Souvent
mes amis, surtout à Val-Paradis, me demandent : Denis, pis, la pêche aux
Territoires du Nord-Ouest, c’est comment?
Faut
être honnête, c’est pas le poisson qui manque ici, il y en a presque autant
qu’à l’Aquarium de Québec. Le vendredi de la Thanksgiving à Yellowknife à
l’entrée de l’autoroute 4, il y a un traffic monstrueux de corégones, de
harengs, d’Inconnus, de perchaudes et de truites arc-en-ciel qui partent en
vacances. On se croirait dans une boîte de sardines. En fait, les lacs des TNO,
selon la région, sont composés de 40 à 74% d’urine de poisson.
Devant le bureau de poste, t’as toujours
trois ou quatre touladis qui jouent au parchesi. Souvent, chez le barbier, y a
des barbottes qui papotent en attendant de se faire faire le tour des oreilles.
Mon psychanalyste est un brochet. Bref, il y a beaucoup de poissons ici et ils
sont généralement bien acceptés par la population locale. Mais je trouve quand
même exagérés qu’ils aient droit aux places assises dans les autobus, sans
parler de diverses déductions fiscales un peu tirées par les cheveux.
Alors
la pêche, ça va très bien, et on peut pêcher pas mal n’importe où. Dans la file
d’attente à l’urgence de l’hôpital, y a toujours un ou deux gars avec une scie
mécanique enfoncée dans le thorax qui taquinent la morue. Le bureau de poste,
vers l’heure des Simpson, est également un lieu propice. J’ai même attrapé un
brochet durant une séance de psychanalyse.
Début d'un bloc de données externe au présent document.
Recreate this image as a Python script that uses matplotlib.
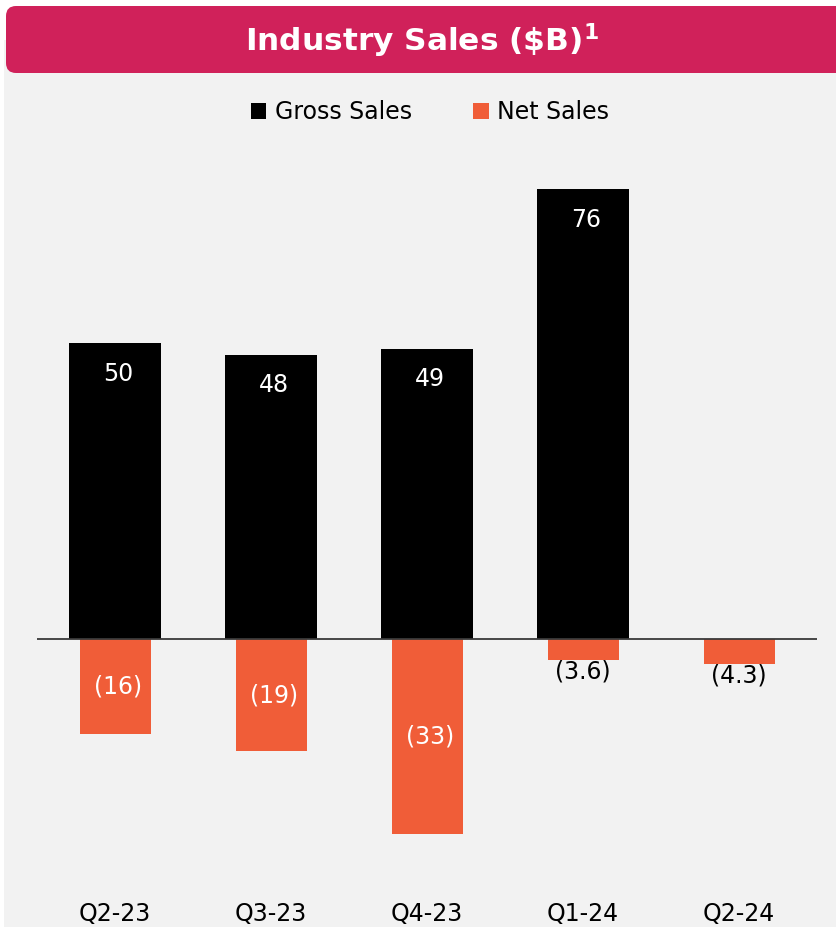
import numpy as np
import matplotlib
matplotlib.use("Agg")
import matplotlib.pyplot as plt
from matplotlib.patches import FancyBboxPatch, Rectangle

quarters = ["Q2-23", "Q3-23", "Q4-23", "Q1-24", "Q2-24"]
gross_sales = [50, 48, 49, 76, np.nan]
net_sales = [-16, -19, -33, -3.6, -4.3]
net_labels = ["(16)", "(19)", "(33)", "(3.6)", "(4.3)"]

BANNER = "#D0215A"
ORANGE = "#F05D38"
BG = "#F2F2F2"

plt.rcParams["font.family"] = ["DejaVu Sans"]

W, H = 836, 927
fig = plt.figure(figsize=(W / 100, H / 100), dpi=100, facecolor="white")

# gray panel + title banner
fig.patches.append(Rectangle((4 / W, 0), 1, 1 - 40 / H, transform=fig.transFigure,
                             facecolor=BG, edgecolor="none", zorder=-2))
fig.patches.append(FancyBboxPatch((6 / W, 1 - 73 / H), 840 / W, 67 / H,
                                  boxstyle="round,pad=0,rounding_size=0.012",
                                  transform=fig.transFigure, facecolor=BANNER,
                                  edgecolor="none", zorder=-1, mutation_aspect=W / H))
fig.text(422 / W, 1 - 41 / H, r"Industry Sales (\$B)$^{\mathregular{1}}$", color="white",
         fontsize=22.5, fontweight="bold", ha="center", va="center")

# axes area in pixels
left, right, top, bottom = 37, 817, 160, 860
ax = fig.add_axes([left / W, 1 - bottom / H, (right - left) / W, (bottom - top) / H])
ax.set_facecolor("none")

x = np.arange(len(quarters))
gb = ax.bar(x, gross_sales, width=92 / 156, color="black", zorder=2, label="Gross Sales")
nb = ax.bar(x, net_sales, width=71 / 156, color=ORANGE, zorder=3, label="Net Sales")
ax.axhline(0, color="#3a3a3a", lw=1.3, zorder=4)

ax.set_xlim(-0.5, 4.5)
px = 5.92
ax.set_ylim(-(bottom - 639) / px, (639 - top) / px)

for xi, g in zip(x, gross_sales):
    if np.isnan(g):
        continue
    ax.annotate(f"{g:.0f}", (xi + 0.02, g), xytext=(0, -22), textcoords="offset points",
                ha="center", va="center", color="white", fontsize=17)

for xi, n, lab in zip(x, net_sales, net_labels):
    if abs(n) >= 10:
        ax.text(xi + 0.02, n / 2, lab, ha="center", va="center", color="white", fontsize=17)
    else:
        ax.annotate(lab, (xi, n), xytext=(0, -8), textcoords="offset points",
                    ha="center", va="center", color="black", fontsize=17)

ax.set_xticks(x)
ax.set_xticklabels(quarters, fontsize=17)
ax.tick_params(axis="x", length=0, pad=30)
ax.set_yticks([])
for s in ax.spines.values():
    s.set_visible(False)

leg = fig.legend(handles=[gb, nb], loc="center", bbox_to_anchor=(430 / W, 1 - 112 / H),
                 ncol=2, frameon=False, fontsize=17, handlelength=0.65, handleheight=0.65,
                 handletextpad=0.35, columnspacing=2.6)

fig.savefig("out.png", dpi=100, facecolor=fig.get_facecolor())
Les pêcheurs les plus courageux
prennent un bateau et vont pêcher sur le lac, mais ce n’est vraiment pas
nécessaire. En fait, la pêche est tellement facile que les hameçons et les
appâts sont interdits, sinon ça ne serait plus du jeu. Faut quand même aimer la
narine, pour pêcher aux TNO, parce que les poissons d’ici ont des gros nez.
Tous ne les digèrent pas si facilement.
Parmi
les espèces territoriales les plus remarquables, on retrouve la flabouche à
groin isocèle. Il s’agit sans conteste d’un des poissons qui aiment le moins la
pêche au monde, et j’en ai vu plus d’une se défiler des pêcheurs sans éprouver
la moindre perte d’estime de soi. Son tonus narcissique, remarquablement
vigoureux, exige d’ailleurs une cuisson prolongée. Faut-il encore présenter la
perchaude dubitative? Sa perplexité a augmenté de manière draconienne l’acidité
des lacs où elle se meut, jusqu’à les rendre impropres pour d’autres espèces.
Enfin, l’habitat privilégié de la barbue douche-bag est le lac artificiellement
créé par le liquide provenant de la fracturation hydraulique. Et que dire de la
babiloche impromptue, un véritable miracle de la biologie? Cette espèce se
distingue par une glande sudoripare placée à l’extrémité de son sinus. Cette
glande est d’une productivité si phénoménale que la babiloche peut
littéralement nager dans sa propre sueur, faisant ainsi l’économie de l’eau.
C’est pourquoi on retrouve aujourd’hui la babiloche jusque dans les grands
plateaux désertiques des supermarchés et des magasins à rayons; on envisage
même de la classer « espèce envahissante ».